In each workshop, I cover specific approaches in conveying the depth and meaning of Alexander’s principles and concepts. The workshops are also the ideal place for you to bring up your own questions and issues, either about ways of teaching more effectively, or about how the work might enrich your own life. Most of the workshops are open only to Alexander teachers and trainees, others are open to the public to heighten awareness of the Technique.


While my workshops each have a theme or focus, I’m always guided by the participants’ questions and needs as they arise in the moment. In every context, however, I try to convey my underlying approach to the Alexander teaching, that of working with a person’s potential rather than focusing on habitual use as a negative obstacle to be overcome.

When I teach, I am interested in working with the person’s potential for becoming other than who they are currently committed to being. For me, this approach is preferable to working with a person’s “habit of use” in the negative sense. In the teaching approach I propose, habit is viewed more as a reference point for inhibition. No matter how committed a person is to her habitual patterns of behavior and identity, she is always greater and deeper than her habits reflect.


My attention and my pupil’s attention to the inhibitive moment involves withholding definition of who we are committed to being. Withholding definition enables us to allow in new information that informs the experience we are having. Rather than always managing our own experience, based on past perceptions, we are able to actually live the experience as it happens.

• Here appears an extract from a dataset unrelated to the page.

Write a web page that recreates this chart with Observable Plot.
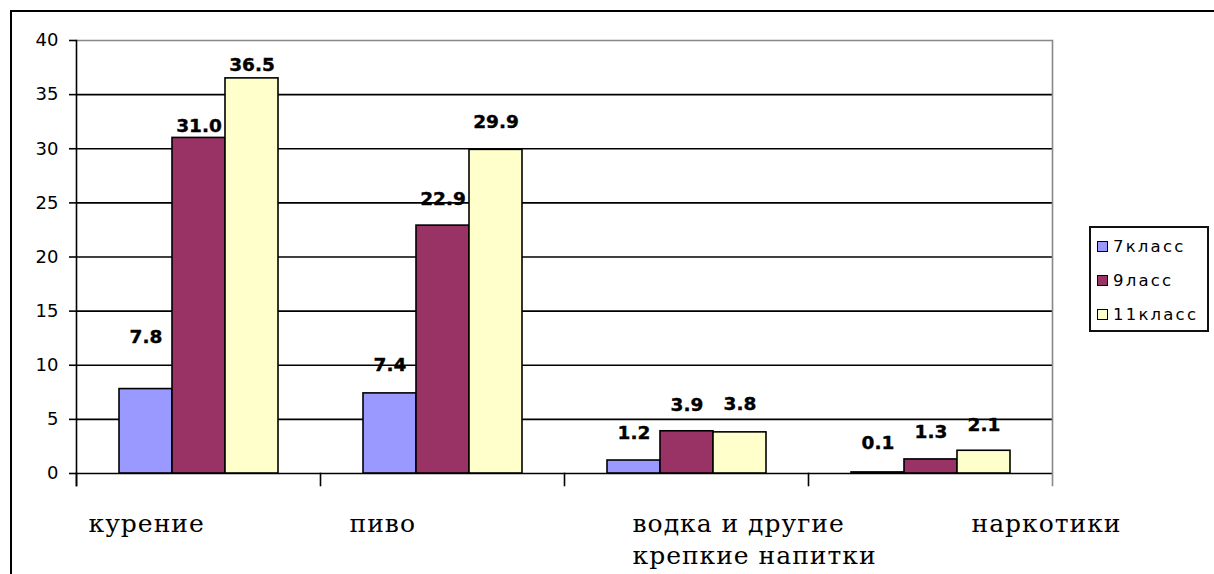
<!DOCTYPE html>
<html>
<head>
<meta charset="utf-8">
<script src="https://cdn.jsdelivr.net/npm/d3@7"></script>
<script src="https://cdn.jsdelivr.net/npm/@observablehq/plot@0.6"></script>
<style>
  html, body { margin: 0; padding: 0; background: #fff; overflow: hidden; }
  #wrap { position: relative; width: 1214px; height: 574px; overflow: hidden; }
  #outer { position: absolute; left: 10px; top: 10px; width: 1300px; height: 700px; border-top: 2px solid #000; border-left: 2px solid #000; box-sizing: border-box; }
  #chart { position: absolute; left: 0; top: 0; }
  #chart text.cat { letter-spacing: 1px; }
  #legend { position: absolute; left: 1089px; top: 226px; width: 120px; height: 106px; border: 2px solid #111; box-sizing: border-box; background: #fff;
    font-family: "DejaVu Sans", sans-serif; font-size: 16.5px; letter-spacing: 2.2px; color: #000; }
  .item { position: absolute; left: 6px; height: 20px; line-height: 20px; white-space: nowrap; }
  .sw { display: inline-block; width: 9px; height: 9px; border: 1.5px solid #000; vertical-align: middle; margin-right: 5px; position: relative; top: -1px; }
</style>
</head>
<body>
<div id="wrap">
  <div id="outer"></div>
  <div id="chart"></div>
  <div id="legend"></div>
</div>
<script>
// ---- data ----
const categories = ["курение", "пиво", "водка и другие\nкрепкие напитки", "наркотики"];
const series = ["7класс", "9ласс", "11класс"];
const values7 = [7.8, 7.4, 1.2, 0.1];
const values9 = [31.0, 22.9, 3.9, 1.3];
const values11 = [36.5, 29.9, 3.8, 2.1];
const yTicks = [0, 5, 10, 15, 20, 25, 30, 35, 40];

// ---- styles / layout (not data) ----
const colors = ["#9999FF", "#993366", "#FFFFCC"];
const labelLift = [[-52, -28, -27, -29], [-12, -27, -26, -27], [-13, -28, -28, -26]];
const catLabelDx = [12, 29, 68, 163];

const allValues = [values7, values9, values11];
const rows = [];
series.forEach((s, si) => categories.forEach((c, ci) => {
  rows.push({cat: c, series: s, value: allValues[si][ci], lift: labelLift[si][ci]});
}));

const lifts = Array.from(new Set(rows.map(d => d.lift)));
const labelMarks = lifts.map(l => Plot.text(rows.filter(d => d.lift === l), {
  fx: "cat", x: "series", y: "value", text: d => d.value.toFixed(1),
  dy: l, fontWeight: "bold", fontSize: 18.5, fontFamily: "DejaVu Sans", fill: "#000", stroke: "#000", strokeWidth: 0.4
}));

const catMarks = categories.map((c, i) => Plot.text([c], {
  fx: d => d, text: d => d, frameAnchor: "bottom-left", textAnchor: "start", lineAnchor: "top",
  dx: catLabelDx[i], dy: 35, fontFamily: "DejaVu Serif", fontSize: 25, lineHeight: 1.3, fill: "#000"
}));

const plotH = 473 - 40;
const chart = Plot.plot({
  width: 1214,
  height: 574,
  marginLeft: 75,
  marginRight: 162,
  marginTop: 40,
  marginBottom: 101,
  style: {fontFamily: "DejaVu Sans", fontSize: "18px", background: "transparent", color: "#000", overflow: "visible"},
  fx: {domain: categories, padding: 0, axis: null},
  x: {domain: series, paddingInner: 0, paddingOuter: 0.77, axis: null},
  y: {domain: [0, 40], axis: null},
  color: {domain: series, range: colors},
  marks: [
    Plot.ruleY(yTicks.filter(t => t < 40), {stroke: "#000", strokeWidth: 1.6}),
    Plot.ruleY(yTicks.filter(t => t === 40), {stroke: "#888", strokeWidth: 1.6}),
    Plot.barY(rows, {fx: "cat", x: "series", y: "value", fill: "series", stroke: "#000", strokeWidth: 1.6}),
    Plot.frame({anchor: "left", insetTop: plotH, insetBottom: -12, stroke: "#000", strokeWidth: 1.6}),
    Plot.frame({anchor: "left", facetAnchor: "left", insetBottom: -12, stroke: "#000", strokeWidth: 1.6}),
    Plot.frame({anchor: "right", facetAnchor: "right", insetBottom: -12, stroke: "#888", strokeWidth: 1.6}),
    Plot.axisY({ticks: yTicks, tickSize: 7, tickPadding: 11, fontSize: 18, fontFamily: "DejaVu Sans", label: null, stroke: "#000", strokeWidth: 1.6, fill: "#000"}),
    ...labelMarks,
    ...catMarks
  ]
});
d3.select(chart).selectAll("g[font-family='DejaVu Serif'] text").classed("cat", true);
document.getElementById("chart").appendChild(chart);

const legend = document.getElementById("legend");
series.forEach((s, i) => {
  const it = document.createElement("div");
  it.className = "item";
  it.style.top = (9 + i * 34) + "px";
  const sw = document.createElement("span");
  sw.className = "sw";
  sw.style.background = colors[i];
  it.appendChild(sw);
  it.appendChild(document.createTextNode(s));
  legend.appendChild(it);
});
</script>
</body>
</html>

For me and for other Alexander teachers who have experienced teaching in this way, it is a truly wonderful way to communicating with a student. The moment in which we are helping the student to let go of what was once quite useful, important and perhaps necessary to her as she forged her sense of self calls for compassion on our part as teachers. It also calls for self compassion on the part of the student as he lets go of a part of who he has been, in favor of who he might become.